I believe there should be a formula to calculate bulk indexing size in ElasticSearch. Probably followings are the variables of such a formula.
- Number of nodes
- Number of shards/index
- Document size
- RAM
- Disk write speed
- LAN speed
I wonder If anyone know or use a mathematical formula. If not, how people decide their bulk size? By trial and error?
I was searching about it and i found your question :) i found this in elastic documentation .. so i will investigate the size of my documents.
Read ES bulk API doc carefully: https://www.elastic.co/guide/en/elasticsearch/guide/current/indexing-performance.html#_using_and_sizing_bulk_requests
There is no golden rule for this. Extracted from the doc:
I derived this information from the Java API's BulkProcessor class. It defaults to 1000 actions or 5MB, it also allows you to set a flush interval but this is not set by default. I'm just using the default settings.

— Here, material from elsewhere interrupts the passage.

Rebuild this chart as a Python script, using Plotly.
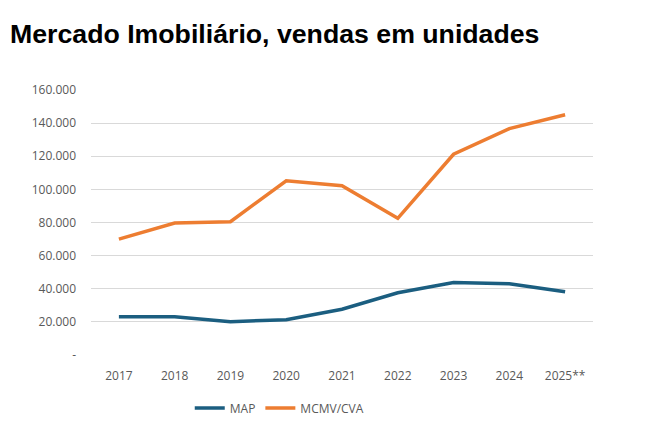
import plotly.graph_objects as go

years = ["2017", "2018", "2019", "2020", "2021", "2022", "2023", "2024", "2025**"]
map_values = [23100, 23100, 20100, 21300, 27600, 37600, 43700, 43000, 38200]
mcmv_values = [70000, 79700, 80500, 105200, 102200, 82500, 121200, 136700, 145100]
y_tickvals = [0, 20000, 40000, 60000, 80000, 100000, 120000, 140000, 160000]
y_ticktext = ["-", "20.000", "40.000", "60.000", "80.000", "100.000", "120.000", "140.000", "160.000"]

fig = go.Figure()
fig.add_trace(go.Scatter(x=years, y=map_values, name="MAP", mode="lines",
                         line=dict(color="#1B5E80", width=3.5)))
fig.add_trace(go.Scatter(x=years, y=mcmv_values, name="MCMV/CVA", mode="lines",
                         line=dict(color="#ED7D31", width=3.5)))

fig.update_layout(
    width=665, height=435,
    margin=dict(l=83, r=80, t=82, b=88, autoexpand=False),
    paper_bgcolor="white", plot_bgcolor="white",
    title=dict(text="<b>Mercado Imobiliário, vendas em unidades</b>",
               font=dict(family="Liberation Sans", size=26.7, color="black"),
               x=2/665, xanchor="left", xref="container",
               y=1-26/435, yanchor="middle", yref="container",
               pad=dict(l=0, r=0, t=0, b=0)),
    font=dict(family="Open Sans", size=12, color="#595959"),
    showlegend=True,
    legend=dict(orientation="h", x=0.376, xanchor="center", y=-0.2, yanchor="middle",
                font=dict(family="Open Sans", size=12, color="#595959")),
)
fig.update_xaxes(range=[-0.5, 8.5], showgrid=False, showline=False, ticks="", ticklabelstandoff=12)
fig.update_yaxes(range=[0, 160000], tickvals=y_tickvals, ticktext=y_ticktext,
                 showgrid=True, gridcolor="#D9D9D9", gridwidth=1, zeroline=False,
                 showline=False, ticks="", ticklabelstandoff=14)

fig.write_html("out.html")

I'd suggest using BulkProcessor if you are using the Java API.
I haven't found a better way than trial and error (i.e. the traditional engineering process), as there are many factors beyond hardware influencing indexing speed: the structure/complexity of your index (complex mappings, filters or analyzers), data types, whether your workload is I/O or CPU bound, and so on.
In any case, to demonstrate how variable it can be, I can share my experience, as it seems different from most posted here:
Elastic 5.6 with 10GB heap running on a single vServer with 16GB RAM, 4 vCPU and an SSD that averages 150 MB/s while searching.
I can successfully index documents of wildly varying sizes via the http bulk api (curl) using a batch size of 10k documents (20k lines, file sizes between 25MB and 79MB), each batch taking ~90 seconds. index.refresh_interval is set to -1 during indexing, but that's about the only "tuning" I did, all other configurations are the default. I guess this is mostly due to the fact that the index itself is not too complex.
The vServer is at about 50% CPU, SSD averaging at 40 MB/s and 4GB RAM free, so I could probably make it faster by sending two files in parallel (I've tried simply increasing the batch size by 50% but started getting errors), but after that point it probably makes more sense to consider a different API or simply spreading the load over a cluster.